在宅という世界で仕事をする時、ジャッジはジャッジでもちろん必要なのだが、ジャッジの基礎資料には「環境」や「人生」や「欲」や「世間の目」なんてのが大きく関わってくる。



これが在宅の少々面倒なところで、どうにもこうにも国家試験的知識だけでは「解」が出せない問題と直面することがしばしばしある。



そんな場面を経験してきた結果、今、どう考えているかと言えばこうだ。



杓子定規の善し悪しは勿論重要だ、という前提で、たとえばの場面でその人の環境なり人生なり欲なり世間の目なりにも多少は配慮する。相手から「お前うるさいな、ほっとけ、余計なお世話だ」ぐらい言われても、それなりに知ってみようと穏やかに努めてみる。で、相手を完全に理解はできなくてもいい。薄っぺらく知ったコトだけでも、とりあえずその人の代わりに本人のストーリーテラーになって当事者と話してみる。

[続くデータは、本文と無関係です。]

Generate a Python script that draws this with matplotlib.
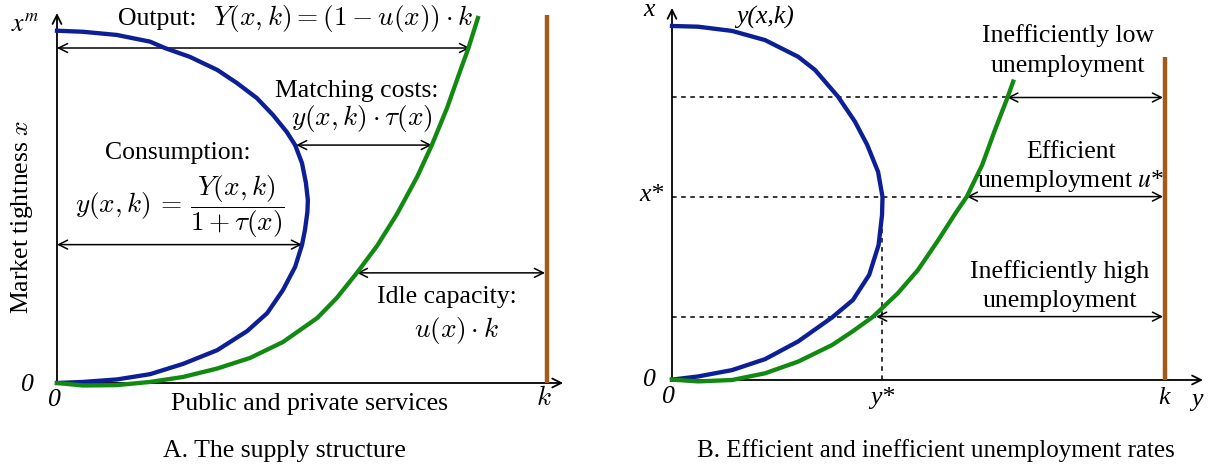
import matplotlib
matplotlib.use('Agg')
import matplotlib.pyplot as plt

plt.rcParams['font.family'] = ['Liberation Serif', 'DejaVu Serif']
plt.rcParams['mathtext.fontset'] = 'cm'

# Panel A: horizontal = services (k = 1), vertical = market tightness (x^m = 1)
blue_a_h = [0.000, 0.053, 0.122, 0.190, 0.220, 0.271, 0.327, 0.367, 0.408, 0.441, 0.469, 0.486,
            0.500, 0.508, 0.512, 0.511, 0.506, 0.500, 0.486, 0.461, 0.429, 0.388, 0.327, 0.257,
            0.190, 0.122, 0.053, 0.000]
blue_a_v = [0.998, 0.995, 0.986, 0.967, 0.949, 0.924, 0.887, 0.850, 0.807, 0.759, 0.711, 0.674,
            0.623, 0.567, 0.518, 0.484, 0.433, 0.391, 0.329, 0.263, 0.198, 0.147, 0.093, 0.054,
            0.025, 0.010, 0.003, 0.000]
green_a_h = [0, 0.053, 0.122, 0.190, 0.257, 0.327, 0.394, 0.461, 0.531, 0.571, 0.612, 0.653,
             0.694, 0.735, 0.765, 0.796, 0.822, 0.839, 0.859]
green_a_v = [0, -0.007, -0.006, 0.003, 0.017, 0.041, 0.071, 0.116, 0.184, 0.241, 0.312, 0.388,
             0.479, 0.584, 0.674, 0.779, 0.881, 0.946, 1.034]
k_a = 1.0
k_top_a = 1.042
# double arrows: (level, start, end)
arrows_a = [(0.949, 0.0, 0.843), (0.674, 0.488, 0.765), (0.392, 0.0, 0.500), (0.312, 0.612, 0.996)]

# Panel B
blue_b_h = [0, 0.053, 0.122, 0.189, 0.256, 0.290, 0.337, 0.371, 0.396, 0.418, 0.427, 0.426,
            0.419, 0.400, 0.367, 0.325, 0.256, 0.189, 0.122, 0.053, 0]
blue_b_v = [1.0, 0.998, 0.986, 0.960, 0.913, 0.876, 0.800, 0.730, 0.664, 0.588, 0.517, 0.466,
            0.381, 0.297, 0.226, 0.177, 0.109, 0.059, 0.028, 0.010, 0.001]
green_b_h = [0, 0.053, 0.122, 0.189, 0.256, 0.325, 0.365, 0.408, 0.458, 0.499, 0.540, 0.574,
             0.598, 0.629, 0.655, 0.680, 0.692]
green_b_v = [0.001, -0.004, 0.0, 0.019, 0.052, 0.099, 0.136, 0.179, 0.245, 0.311, 0.395, 0.469,
             0.518, 0.607, 0.706, 0.796, 0.843]
k_b = 1.0
k_top_b = 0.912
x_star, y_star = 0.518, 0.425
# dotted levels: (level, where the green curve is met)
levels_b = [(0.798, 0.680), (0.518, 0.598), (0.179, 0.414)]

BLUE = '#0c1f96'
GREEN = '#128a12'
BROWN = '#a45a18'
FS = 18.5
FM = 19.6


def harrow(ax, x0, x1, y, style='<->'):
    ax.annotate('', xy=(x1, y), xytext=(x0, y),
                arrowprops=dict(arrowstyle=style, lw=1.1, color='black',
                                shrinkA=0, shrinkB=0, mutation_scale=16))


def axes_arrows(ax, xend, yend):
    for xy in [(xend, 0), (0, yend)]:
        ax.annotate('', xy=xy, xytext=(0, 0),
                    arrowprops=dict(arrowstyle='->', lw=1.3, color='black',
                                    shrinkA=0, shrinkB=0, mutation_scale=16))


fig = plt.figure(figsize=(12.16, 4.71), dpi=100)
ax_a = fig.add_axes([0, 0, 0.5, 1])
ax_b = fig.add_axes([0.5, 0, 0.5, 1])
ax_a.set_xlim(-0.1163, 1.1245)
ax_a.set_ylim(-0.2493, 1.085)
ax_b.set_xlim(-0.1298, 1.1034)
ax_b.set_ylim(-0.2571, 1.0734)
for ax in (ax_a, ax_b):
    ax.axis('off')

# ---- panel A
axes_arrows(ax_a, 1.033, 1.048)
for lvl, x0, x1 in arrows_a:
    harrow(ax_a, x0, x1, lvl)
ax_a.plot(blue_a_h, blue_a_v, color=BLUE, lw=3.1, zorder=3, solid_joinstyle='round')
ax_a.plot(green_a_h, green_a_v, color=GREEN, lw=3.1, zorder=3, solid_joinstyle='round')
ax_a.plot([k_a, k_a], [0, k_top_a], color=BROWN, lw=3.2, zorder=3, solid_capstyle='butt')

ax_a.text(0.124, 1.014, 'Output:', ha='left', va='baseline', fontsize=FS)
ax_a.text(0.849, 1.014, r'$Y(x,k) = (1-u(x))\cdot k$', ha='right', va='baseline', fontsize=FM)
ax_a.text(0.612, 0.810, 'Matching costs:', ha='center', va='baseline', fontsize=FS)
ax_a.text(0.622, 0.731, r'$y(x,k)\cdot\tau(x)$', ha='center', va='baseline', fontsize=FM)
ax_a.text(0.247, 0.635, 'Consumption:', ha='center', va='baseline', fontsize=FS)
ax_a.text(0.251, 0.499, r'$y(x,k)\,=\,\dfrac{Y(x,k)}{1+\tau(x)}$', ha='center', va='center', fontsize=FM)
ax_a.text(0.796, 0.227, 'Idle capacity:', ha='center', va='baseline', fontsize=FS)
ax_a.text(0.816, 0.130, r'$u(x)\cdot k$', ha='center', va='baseline', fontsize=FM)
ax_a.text(-0.071, 0.470, r'Market tightness $x$', ha='center', va='center', rotation=90, fontsize=FS)
ax_a.text(0.516, -0.076, 'Public and private services', ha='center', va='baseline', fontsize=FS)
ax_a.text(-0.061, -0.006, '0', ha='center', va='center', style='italic', fontsize=FS)
ax_a.text(-0.006, -0.048, '0', ha='center', va='center', style='italic', fontsize=FS)
ax_a.text(0.994, -0.045, r'$k$', ha='center', va='center', fontsize=FM)
ax_a.text(-0.065, 1.014, r'$x^m$', ha='center', va='center', fontsize=FS, math_fontfamily='stix')
ax_a.text(0.465, -0.210, 'A. The supply structure', ha='center', va='baseline', fontsize=FS)

# ---- panel B
axes_arrows(ax_b, 1.077, 1.051)
for lvl, end in levels_b:
    ax_b.plot([0, end], [lvl, lvl], color='black', lw=1.1, ls=(0, (3, 3)), zorder=2)
    harrow(ax_b, end, 0.996, lvl)
ax_b.plot([y_star, y_star], [0, x_star], color='black', lw=1.1, ls=(0, (3, 3)), zorder=2)
ax_b.plot(blue_b_h, blue_b_v, color=BLUE, lw=3.1, zorder=3, solid_joinstyle='round')
ax_b.plot(green_b_h, green_b_v, color=GREEN, lw=3.1, zorder=3, solid_joinstyle='round')
ax_b.plot([k_b, k_b], [0, k_top_b], color=BROWN, lw=3.2, zorder=3, solid_capstyle='butt')

ax_b.text(-0.047, 1.045, 'x', ha='center', va='center', style='italic', fontsize=FS)
ax_b.text(0.189, 1.023, 'y(x,k)', ha='center', va='center', style='italic', fontsize=FS)
ax_b.text(-0.041, 0.523, 'x*', ha='center', va='center', style='italic', fontsize=FS)
ax_b.text(-0.045, 0.0, '0', ha='center', va='center', style='italic', fontsize=FS)
ax_b.text(-0.008, -0.048, '0', ha='center', va='center', style='italic', fontsize=FS)
ax_b.text(0.426, -0.051, 'y*', ha='center', va='center', style='italic', fontsize=FS)
ax_b.text(0.998, -0.051, 'k', ha='center', va='center', style='italic', fontsize=FS)
ax_b.text(1.065, -0.056, 'y', ha='center', va='center', style='italic', fontsize=FS)

ax_b.text(0.803, 0.955, 'Inefficiently low', ha='center', va='baseline', fontsize=FS)
ax_b.text(0.803, 0.870, 'unemployment', ha='center', va='baseline', fontsize=FS)
ax_b.text(0.809, 0.627, 'Efficient', ha='center', va='baseline', fontsize=FS)
ax_b.text(0.809, 0.545, r'unemployment $u$*', ha='center', va='baseline', fontsize=FS,
          math_fontfamily='stix')
ax_b.text(0.787, 0.288, 'Inefficiently high', ha='center', va='baseline', fontsize=FS)
ax_b.text(0.787, 0.206, 'unemployment', ha='center', va='baseline', fontsize=FS)
ax_b.text(0.535, -0.218, 'B. Efficient and inefficient unemployment rates', ha='center', va='baseline', fontsize=18)

fig.savefig('out.png', dpi=100)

そうすると、ふと本人が元気になるということはよくあった様に思う。



若い頃、専門職未成年の時はわからなかったが、52歳のおっさんになり知恵も体力も衰えはじめて理解出来たこと。



おじさんぽいと捉えられることを恐れず言えば、今夜の話は、在宅の専門職ってのは「人の人生を理解するのだ」という命題の下に、時に専門職であることを少し緩く、時に専門職であることを少し割り引いて考えるということができる専門職なんだよ、という話だったと僕は理解したい。



今日の先生の話に盛り込まれた、漫画や映画や往年のテレビ番組と、それまつわる様々な文化と「シャボン玉ホリデー」は、そういうことだと理解したい。



その人をらしくある、を想像してみよう。